» TASK GOAL:
What is needed is an exact copy of the lines from the one containing "Convert this chart to Apache ECharts code." to the one containing "const doPairs = dissolvedOxygen.map((d, i)", both lines included, and no other lines.

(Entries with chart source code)
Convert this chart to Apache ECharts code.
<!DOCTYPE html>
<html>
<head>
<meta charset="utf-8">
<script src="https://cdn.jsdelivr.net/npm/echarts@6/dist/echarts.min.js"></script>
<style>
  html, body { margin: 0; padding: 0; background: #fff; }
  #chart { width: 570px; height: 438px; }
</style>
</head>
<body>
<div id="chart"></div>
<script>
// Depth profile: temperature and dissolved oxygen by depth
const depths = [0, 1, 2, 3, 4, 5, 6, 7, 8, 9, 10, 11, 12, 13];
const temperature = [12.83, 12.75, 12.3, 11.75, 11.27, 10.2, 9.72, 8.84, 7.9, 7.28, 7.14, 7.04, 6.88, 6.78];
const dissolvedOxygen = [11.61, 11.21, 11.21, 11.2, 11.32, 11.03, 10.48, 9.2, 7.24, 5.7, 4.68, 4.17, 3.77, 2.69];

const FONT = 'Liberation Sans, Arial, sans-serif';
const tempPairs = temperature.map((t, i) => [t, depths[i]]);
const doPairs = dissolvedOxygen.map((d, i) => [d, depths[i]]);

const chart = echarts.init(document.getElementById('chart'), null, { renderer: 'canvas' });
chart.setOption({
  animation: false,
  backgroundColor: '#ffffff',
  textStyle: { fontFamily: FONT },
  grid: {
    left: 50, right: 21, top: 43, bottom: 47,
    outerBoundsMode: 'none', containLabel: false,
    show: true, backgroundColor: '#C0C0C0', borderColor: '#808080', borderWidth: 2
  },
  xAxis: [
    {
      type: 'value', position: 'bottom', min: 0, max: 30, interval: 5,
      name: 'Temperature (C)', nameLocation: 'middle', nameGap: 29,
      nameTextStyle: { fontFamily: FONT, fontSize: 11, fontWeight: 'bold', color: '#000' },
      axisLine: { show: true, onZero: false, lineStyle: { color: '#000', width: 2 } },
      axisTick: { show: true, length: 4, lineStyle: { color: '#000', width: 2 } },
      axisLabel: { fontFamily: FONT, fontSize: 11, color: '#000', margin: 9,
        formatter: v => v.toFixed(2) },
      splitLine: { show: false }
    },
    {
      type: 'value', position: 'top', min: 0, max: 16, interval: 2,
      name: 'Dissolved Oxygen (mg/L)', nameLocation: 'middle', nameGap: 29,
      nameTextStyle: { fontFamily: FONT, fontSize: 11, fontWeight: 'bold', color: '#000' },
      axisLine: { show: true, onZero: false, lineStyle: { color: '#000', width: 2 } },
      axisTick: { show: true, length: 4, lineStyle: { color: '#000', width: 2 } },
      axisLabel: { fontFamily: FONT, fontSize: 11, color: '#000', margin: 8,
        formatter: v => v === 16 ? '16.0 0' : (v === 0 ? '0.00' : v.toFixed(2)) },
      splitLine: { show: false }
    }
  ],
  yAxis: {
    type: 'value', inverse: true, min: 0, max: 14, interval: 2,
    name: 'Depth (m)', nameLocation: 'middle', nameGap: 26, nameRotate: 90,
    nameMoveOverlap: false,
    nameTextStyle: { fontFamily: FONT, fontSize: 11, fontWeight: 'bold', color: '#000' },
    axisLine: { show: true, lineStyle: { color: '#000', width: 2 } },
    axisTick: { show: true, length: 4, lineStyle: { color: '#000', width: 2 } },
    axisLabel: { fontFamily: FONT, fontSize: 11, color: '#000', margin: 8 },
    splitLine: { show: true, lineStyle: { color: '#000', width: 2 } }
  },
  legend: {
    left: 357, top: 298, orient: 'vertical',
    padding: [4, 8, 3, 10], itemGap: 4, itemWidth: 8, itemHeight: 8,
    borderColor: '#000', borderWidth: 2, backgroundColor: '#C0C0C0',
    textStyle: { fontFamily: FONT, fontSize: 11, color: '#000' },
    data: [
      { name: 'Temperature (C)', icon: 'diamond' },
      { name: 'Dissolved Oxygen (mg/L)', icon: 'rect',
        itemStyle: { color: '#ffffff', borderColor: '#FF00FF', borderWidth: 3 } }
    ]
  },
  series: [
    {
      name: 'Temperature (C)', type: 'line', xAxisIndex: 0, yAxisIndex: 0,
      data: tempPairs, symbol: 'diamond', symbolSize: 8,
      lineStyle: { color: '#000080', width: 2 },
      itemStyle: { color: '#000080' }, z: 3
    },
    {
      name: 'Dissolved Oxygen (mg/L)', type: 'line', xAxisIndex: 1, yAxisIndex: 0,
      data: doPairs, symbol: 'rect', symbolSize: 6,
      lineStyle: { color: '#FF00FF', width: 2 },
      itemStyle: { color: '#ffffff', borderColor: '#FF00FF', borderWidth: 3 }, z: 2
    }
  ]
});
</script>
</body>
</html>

--

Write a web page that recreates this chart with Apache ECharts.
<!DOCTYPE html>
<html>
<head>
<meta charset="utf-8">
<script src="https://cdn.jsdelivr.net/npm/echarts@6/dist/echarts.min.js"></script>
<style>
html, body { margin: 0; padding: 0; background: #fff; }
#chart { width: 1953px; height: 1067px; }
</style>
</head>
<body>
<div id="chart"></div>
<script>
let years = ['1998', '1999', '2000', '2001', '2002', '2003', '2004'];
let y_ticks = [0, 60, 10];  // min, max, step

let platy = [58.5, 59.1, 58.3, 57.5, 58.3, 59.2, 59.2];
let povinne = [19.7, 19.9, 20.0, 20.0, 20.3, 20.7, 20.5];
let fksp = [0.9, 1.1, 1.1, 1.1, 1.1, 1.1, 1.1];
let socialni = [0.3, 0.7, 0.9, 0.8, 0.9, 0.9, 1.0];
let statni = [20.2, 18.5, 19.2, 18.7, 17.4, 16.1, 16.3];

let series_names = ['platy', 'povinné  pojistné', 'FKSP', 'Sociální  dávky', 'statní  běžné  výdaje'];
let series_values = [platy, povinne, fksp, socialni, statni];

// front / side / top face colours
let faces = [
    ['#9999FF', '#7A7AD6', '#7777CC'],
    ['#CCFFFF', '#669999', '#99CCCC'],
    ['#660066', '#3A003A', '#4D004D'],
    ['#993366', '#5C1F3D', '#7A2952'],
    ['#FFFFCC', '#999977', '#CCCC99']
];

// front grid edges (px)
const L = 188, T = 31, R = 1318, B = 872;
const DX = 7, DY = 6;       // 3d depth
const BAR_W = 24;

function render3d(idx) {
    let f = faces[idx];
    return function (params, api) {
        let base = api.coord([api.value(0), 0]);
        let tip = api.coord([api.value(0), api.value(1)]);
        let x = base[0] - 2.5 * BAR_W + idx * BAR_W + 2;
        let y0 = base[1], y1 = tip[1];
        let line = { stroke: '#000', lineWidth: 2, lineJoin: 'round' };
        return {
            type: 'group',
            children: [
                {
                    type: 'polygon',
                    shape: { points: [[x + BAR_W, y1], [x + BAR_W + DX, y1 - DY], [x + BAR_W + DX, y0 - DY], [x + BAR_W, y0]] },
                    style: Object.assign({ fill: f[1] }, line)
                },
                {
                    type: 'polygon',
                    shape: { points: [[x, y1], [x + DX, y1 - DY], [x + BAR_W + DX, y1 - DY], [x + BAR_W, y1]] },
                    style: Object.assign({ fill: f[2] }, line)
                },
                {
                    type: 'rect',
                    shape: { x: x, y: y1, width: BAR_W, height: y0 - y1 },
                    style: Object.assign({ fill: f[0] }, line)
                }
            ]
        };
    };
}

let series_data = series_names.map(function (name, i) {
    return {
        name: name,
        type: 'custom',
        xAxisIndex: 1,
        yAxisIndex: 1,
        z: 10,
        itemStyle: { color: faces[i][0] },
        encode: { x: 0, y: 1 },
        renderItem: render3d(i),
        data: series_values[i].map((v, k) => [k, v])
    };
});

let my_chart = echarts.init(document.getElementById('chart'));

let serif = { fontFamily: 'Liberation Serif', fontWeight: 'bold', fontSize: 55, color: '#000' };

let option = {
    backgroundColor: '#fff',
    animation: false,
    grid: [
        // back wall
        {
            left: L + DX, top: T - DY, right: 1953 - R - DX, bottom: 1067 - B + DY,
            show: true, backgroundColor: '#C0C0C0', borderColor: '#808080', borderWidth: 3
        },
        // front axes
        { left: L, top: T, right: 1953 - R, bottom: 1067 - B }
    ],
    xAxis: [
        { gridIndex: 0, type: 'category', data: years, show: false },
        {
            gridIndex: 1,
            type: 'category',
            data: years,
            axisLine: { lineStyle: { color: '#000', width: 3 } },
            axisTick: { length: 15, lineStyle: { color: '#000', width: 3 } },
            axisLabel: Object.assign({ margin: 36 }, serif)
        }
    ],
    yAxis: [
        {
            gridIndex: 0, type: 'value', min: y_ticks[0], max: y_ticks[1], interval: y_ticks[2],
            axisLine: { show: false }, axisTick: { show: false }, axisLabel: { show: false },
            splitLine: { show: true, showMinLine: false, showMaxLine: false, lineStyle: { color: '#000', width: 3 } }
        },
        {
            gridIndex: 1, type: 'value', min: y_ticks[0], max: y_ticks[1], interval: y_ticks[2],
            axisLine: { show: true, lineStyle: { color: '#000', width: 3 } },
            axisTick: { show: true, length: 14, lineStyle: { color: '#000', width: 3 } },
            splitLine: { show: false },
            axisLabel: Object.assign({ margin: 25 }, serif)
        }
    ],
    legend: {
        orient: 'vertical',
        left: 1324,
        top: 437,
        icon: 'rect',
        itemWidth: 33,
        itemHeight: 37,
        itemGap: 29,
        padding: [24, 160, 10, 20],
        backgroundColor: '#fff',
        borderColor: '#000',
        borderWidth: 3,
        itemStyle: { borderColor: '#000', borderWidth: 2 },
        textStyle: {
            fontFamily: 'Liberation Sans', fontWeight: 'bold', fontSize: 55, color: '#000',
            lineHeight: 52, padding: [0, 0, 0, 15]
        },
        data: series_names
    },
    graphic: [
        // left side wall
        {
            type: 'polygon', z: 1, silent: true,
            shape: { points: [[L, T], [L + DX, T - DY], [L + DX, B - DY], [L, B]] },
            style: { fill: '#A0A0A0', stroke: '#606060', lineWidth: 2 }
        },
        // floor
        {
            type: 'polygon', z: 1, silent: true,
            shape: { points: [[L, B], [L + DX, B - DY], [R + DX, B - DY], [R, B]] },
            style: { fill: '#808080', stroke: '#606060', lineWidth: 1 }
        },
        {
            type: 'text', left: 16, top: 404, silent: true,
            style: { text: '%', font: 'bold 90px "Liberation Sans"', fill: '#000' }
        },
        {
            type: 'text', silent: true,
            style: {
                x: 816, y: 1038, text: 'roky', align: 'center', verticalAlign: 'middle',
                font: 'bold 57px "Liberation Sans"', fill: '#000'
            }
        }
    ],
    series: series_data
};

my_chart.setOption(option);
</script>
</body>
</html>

--

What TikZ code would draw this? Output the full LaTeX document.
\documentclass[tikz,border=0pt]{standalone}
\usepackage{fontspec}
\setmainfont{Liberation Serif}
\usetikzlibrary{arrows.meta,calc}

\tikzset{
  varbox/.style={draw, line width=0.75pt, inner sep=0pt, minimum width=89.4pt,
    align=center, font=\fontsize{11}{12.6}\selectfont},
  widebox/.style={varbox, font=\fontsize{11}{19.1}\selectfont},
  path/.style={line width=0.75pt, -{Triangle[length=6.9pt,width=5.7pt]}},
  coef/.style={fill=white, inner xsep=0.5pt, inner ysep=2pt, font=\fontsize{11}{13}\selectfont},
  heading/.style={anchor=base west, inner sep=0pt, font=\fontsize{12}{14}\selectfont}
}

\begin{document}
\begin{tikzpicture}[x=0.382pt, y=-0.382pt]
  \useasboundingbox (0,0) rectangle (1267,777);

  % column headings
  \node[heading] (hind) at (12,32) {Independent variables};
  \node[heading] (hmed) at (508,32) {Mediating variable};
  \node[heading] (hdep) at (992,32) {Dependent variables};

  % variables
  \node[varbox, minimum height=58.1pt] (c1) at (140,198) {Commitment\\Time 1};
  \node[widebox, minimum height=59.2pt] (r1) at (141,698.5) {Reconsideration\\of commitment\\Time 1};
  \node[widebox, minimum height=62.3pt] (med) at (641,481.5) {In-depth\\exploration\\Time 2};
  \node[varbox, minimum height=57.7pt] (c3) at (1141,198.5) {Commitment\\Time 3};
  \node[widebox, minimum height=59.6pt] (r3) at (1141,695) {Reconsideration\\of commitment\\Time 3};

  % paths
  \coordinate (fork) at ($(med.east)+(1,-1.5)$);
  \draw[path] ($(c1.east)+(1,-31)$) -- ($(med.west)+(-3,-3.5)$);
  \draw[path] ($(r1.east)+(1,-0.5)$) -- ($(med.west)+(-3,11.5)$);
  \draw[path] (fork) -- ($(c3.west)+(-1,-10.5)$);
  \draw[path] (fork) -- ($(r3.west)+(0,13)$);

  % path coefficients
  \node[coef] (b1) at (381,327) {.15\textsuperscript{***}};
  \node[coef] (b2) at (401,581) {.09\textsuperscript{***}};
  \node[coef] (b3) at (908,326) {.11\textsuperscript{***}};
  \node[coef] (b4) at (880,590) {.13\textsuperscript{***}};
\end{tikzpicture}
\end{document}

» THE SOLUTION:
Convert this chart to Apache ECharts code.
<!DOCTYPE html>
<html>
<head>
<meta charset="utf-8">
<script src="https://cdn.jsdelivr.net/npm/echarts@6/dist/echarts.min.js"></script>
<style>
  html, body { margin: 0; padding: 0; background: #fff; }
  #chart { width: 570px; height: 438px; }
</style>
</head>
<body>
<div id="chart"></div>
<script>
// Depth profile: temperature and dissolved oxygen by depth
const depths = [0, 1, 2, 3, 4, 5, 6, 7, 8, 9, 10, 11, 12, 13];
const temperature = [12.83, 12.75, 12.3, 11.75, 11.27, 10.2, 9.72, 8.84, 7.9, 7.28, 7.14, 7.04, 6.88, 6.78];
const dissolvedOxygen = [11.61, 11.21, 11.21, 11.2, 11.32, 11.03, 10.48, 9.2, 7.24, 5.7, 4.68, 4.17, 3.77, 2.69];

const FONT = 'Liberation Sans, Arial, sans-serif';
const tempPairs = temperature.map((t, i) => [t, depths[i]]);
const doPairs = dissolvedOxygen.map((d, i) => [d, depths[i]]);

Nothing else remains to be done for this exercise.